Multichannel marketing has now become common. That’s one of the conclusions of a new report from Forrester, about marketing in the age of multiple ways to reach the customer.

The report, entitled The Multichannel Maturity Mandate, was commissioned by Sitecore, a provider of software for web content management and customer engagement.

Mature Practitioners in Multichannel Marketing

It found that 40 percent of survey respondents assessed themselves as being “mature practitioners” of marketing for multiple channels, and another 40 percent self-described as transitional. About 5 percent reported they had no plans to undertake multichannel marketing.

Mature multichannel marketers reported that they aggressively adopted new technologies, are more inclined to work with IT, and work more collaboratively with sales departments in setting goals.

The report recommends that companies “create a culture that worships customer knowledge,” and that marketers stop thinking about campaigns and start thinking about customer engagement. Toward that end, Forrester suggests a company’s website be transformed into a “pervasive customer engagement hub,” and that a company’s technical infrastructure be developed, alongside a trusted IT advisor.

Finally, the report said, companies need to embrace change management and choose outside technology partners who can immediately help deliver short-term gains.

Key Impediments to Multichannel Marketing

The study found that key impediments toward making multichannel marketing a greater priority included a lack of knowledge and skills, and a dependence on the skills of external marketing partners. For mature practitioners, the key areas for improvement were a greater integration between various marketing processes, often supported by new technologies.

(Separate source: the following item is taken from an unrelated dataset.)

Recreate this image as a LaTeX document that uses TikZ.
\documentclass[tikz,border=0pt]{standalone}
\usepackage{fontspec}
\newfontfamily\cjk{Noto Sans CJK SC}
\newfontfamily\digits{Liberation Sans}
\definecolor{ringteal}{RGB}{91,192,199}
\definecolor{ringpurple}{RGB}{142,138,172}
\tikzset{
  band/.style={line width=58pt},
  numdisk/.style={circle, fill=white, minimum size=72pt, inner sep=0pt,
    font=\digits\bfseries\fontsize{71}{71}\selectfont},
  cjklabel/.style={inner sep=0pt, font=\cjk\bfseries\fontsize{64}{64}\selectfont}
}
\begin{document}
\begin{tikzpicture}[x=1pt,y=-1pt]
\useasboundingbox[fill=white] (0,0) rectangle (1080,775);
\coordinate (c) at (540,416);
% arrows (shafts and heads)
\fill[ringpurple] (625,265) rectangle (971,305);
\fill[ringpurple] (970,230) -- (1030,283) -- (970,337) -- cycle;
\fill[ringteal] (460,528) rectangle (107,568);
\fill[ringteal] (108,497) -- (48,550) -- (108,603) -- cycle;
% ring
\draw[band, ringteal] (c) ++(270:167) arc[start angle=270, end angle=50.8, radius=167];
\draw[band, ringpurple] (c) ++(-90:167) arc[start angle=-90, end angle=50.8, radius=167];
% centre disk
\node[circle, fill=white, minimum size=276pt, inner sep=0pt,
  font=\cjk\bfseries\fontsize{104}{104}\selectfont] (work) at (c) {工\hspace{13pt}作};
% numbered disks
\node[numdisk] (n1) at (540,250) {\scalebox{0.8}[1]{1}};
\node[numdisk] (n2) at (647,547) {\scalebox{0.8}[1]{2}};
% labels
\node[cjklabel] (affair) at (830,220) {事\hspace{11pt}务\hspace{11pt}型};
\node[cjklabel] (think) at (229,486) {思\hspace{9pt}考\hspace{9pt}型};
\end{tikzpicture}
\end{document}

The report found that a multichannel approach was needed to reach most customers at the touchpoints when they are open to marketing. These include discovering, searching, researching, sharing, getting help, evangelizing, using, deciding, suggesting to a friend, and, of course, purchasing.

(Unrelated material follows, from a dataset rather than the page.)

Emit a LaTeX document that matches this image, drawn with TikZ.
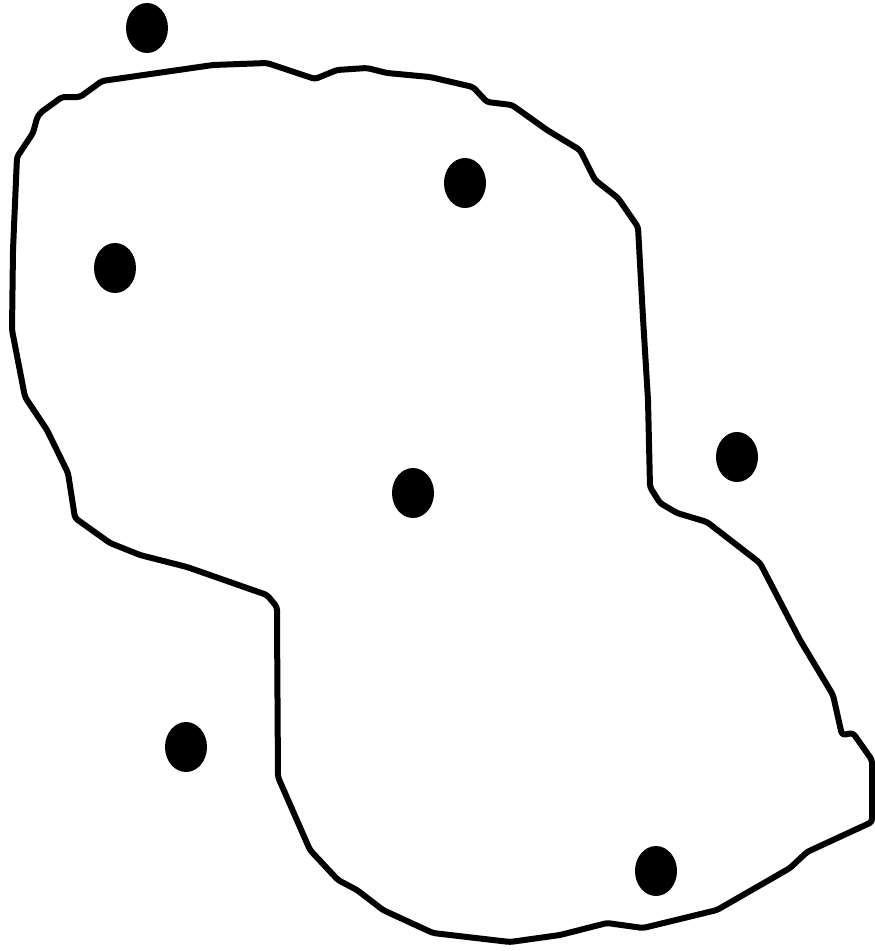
\documentclass[tikz,border=0pt]{standalone}
\usetikzlibrary{shapes.geometric}
\begin{document}
\begin{tikzpicture}[x=1pt,y=-1pt,
  outline/.style={line width=6pt,line join=round,line cap=round,rounded corners=3pt},
  dot/.style={ellipse,fill=black,inner sep=0pt,minimum width=42pt,minimum height=50pt}]
\useasboundingbox (0,0) rectangle (875,951);
\draw[outline] (17,157) -- (33,133) -- (37,118) -- (40,113) -- (62,97) -- (80,97) -- (102,81)
  -- (213,65) -- (267,63) -- (315,79) -- (337,70) -- (367,68) -- (387,73) -- (430,77)
  -- (473,87) -- (487,102) -- (512,105) -- (547,130) -- (580,150) -- (595,180) -- (618,198)
  -- (638,227) -- (643,318) -- (648,400) -- (650,487) -- (660,503) -- (677,513) -- (707,522)
  -- (760,563) -- (800,640) -- (833,695) -- (842,735) -- (853,733) -- (872,760) -- (872,822)
  -- (807,852) -- (790,868) -- (717,910) -- (643,928) -- (607,923) -- (560,935) -- (510,942)
  -- (433,933) -- (383,910) -- (357,890) -- (338,880) -- (310,850) -- (278,777) -- (277,620)
  -- (277,607) -- (267,595) -- (187,567) -- (140,555) -- (110,543) -- (75,518) -- (68,473)
  -- (47,430) -- (25,397) -- (12,330) -- (13,250) -- cycle;
\node[dot] (d1) at (147,28) {};
\node[dot] (d2) at (465,183) {};
\node[dot] (d3) at (115,268) {};
\node[dot] (d4) at (413,493) {};
\node[dot] (d5) at (737,457) {};
\node[dot] (d6) at (186,747) {};
\node[dot] (d7) at (656,871) {};
\end{tikzpicture}
\end{document}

Several benefits were cited as resulting from multichannel marketing. These include a 15 percent increase in impressions for 48 percent of respondents, and a 15 percent increase in customer satisfaction for 43 percent. Twenty-four percent found that sales cycle times were reduced by more than 15 percent.

Another benefit was in the performance of digital marketing campaigns by such metrics as improved clicks, conversion rates and customer engagement.

A revenue increase of more than 15 percent was reported by forty percent of mature multichannel marketers, and 60 percent said they had an increase of more than 10 percent in return-on-marketing investment. Other benefits include increased alignment between sales and marketing.

The study utilized an online survey of 226 organizations in the U.S., Canada, Germany, Scandinavian countries, Singapore, and the U.K., and was conducted in December, 2011.